If I free fed my dogs they would resemble hippopotami. I have to watch to make sure Finn doesn't eat Abby's food, unless there is something special in the bowl, she will let him.


----------



## tippykayak (Oct 27, 2008)

I free feed, and while I think the points raised here about mealtimes are valid, I do have to say that I've never had an overweight dog, a resource guarder, or any other food-related behavior problem mentioned in this thread. With my dogs, it seems to take the pressure off eating so they don't eat so fast and so much. Having meals and picking up the bowls 15 minutes later puts extra pressure on the dogs to eat everything in a bowl right away. That can be very useful (like when you're feeding while traveling), but it also comes with problems if the dog does get access to unlimited kibble in some situation.

We free feed for convenience and because the dog's activity levels vary so dramatically from day to day. If they spend eight hours mountain hiking one day, I want them to be able to eat as much as they want for a few days. I don't think free feeding is for everyone. It's probably wise for the majority of owners to feed mealtimes instead.


----------



## AquaClaraCanines (Mar 5, 2006)

With the rare exception of a solo dog that will NEVER be too picky or too thin or overeat- I wouldn't suggest free feeding. IMO it can lead to fights among dogs, obesity, or finicky eating. It also makes house breaking more tricky.


----------



## KatieandAngie (Dec 24, 2008)

We free fed Katie and she was never overweight and except when she gets the occasional bout of the runs we free feed Angie. 

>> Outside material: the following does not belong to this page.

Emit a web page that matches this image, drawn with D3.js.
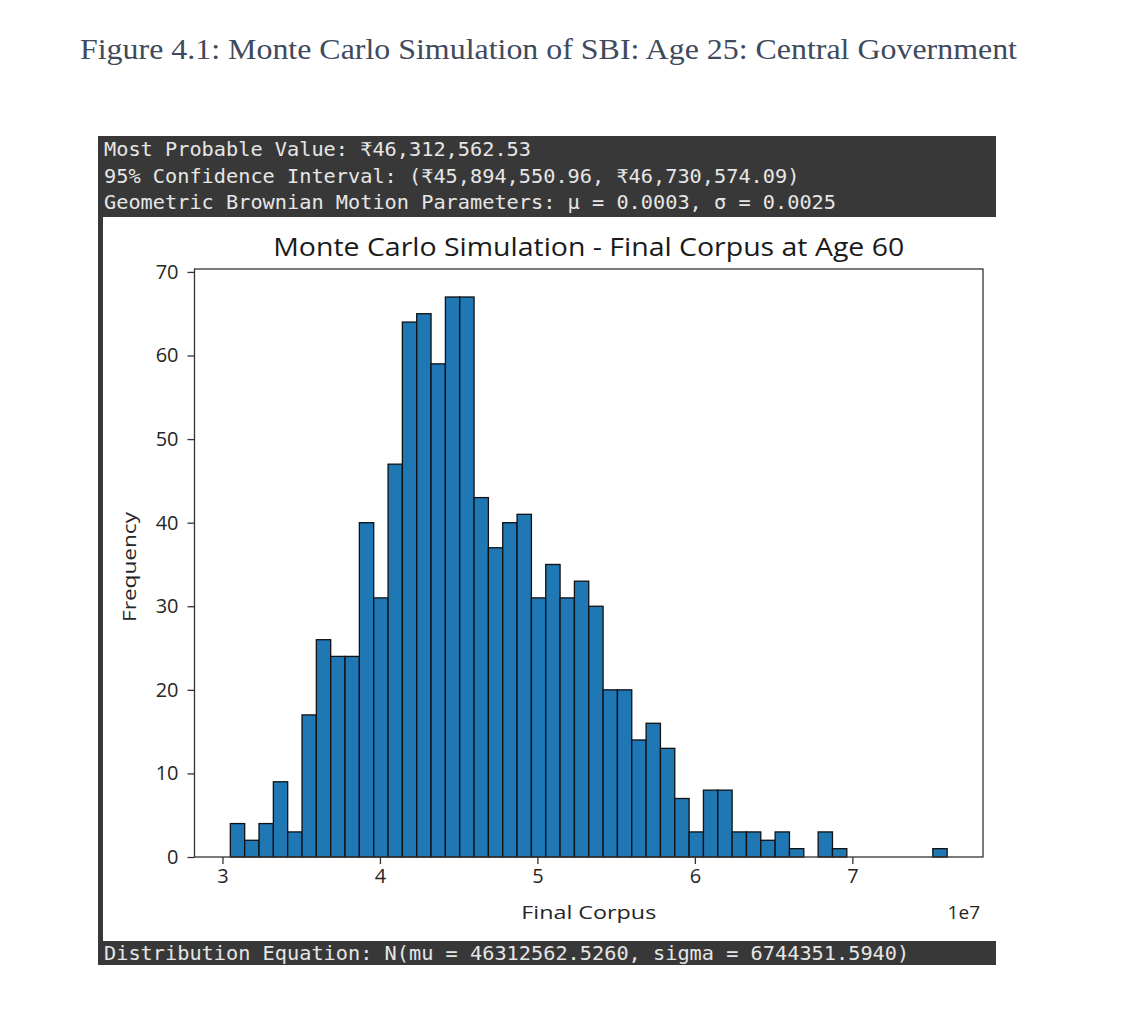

I like that fact that they don't seem as inclined to hoover everything in sight. 

Now that I think about the only dog I've not free fed was one I had back in the 70s who was a rescue and would eat till he was sick.

If you really want to avoid problems read the riot act to anyone you catch "slipping" people food to them.... That's where I think the problems start (that makes me nuts BTW!, I'm tell them "you don't see me giving your kid a beer do you"...).


----------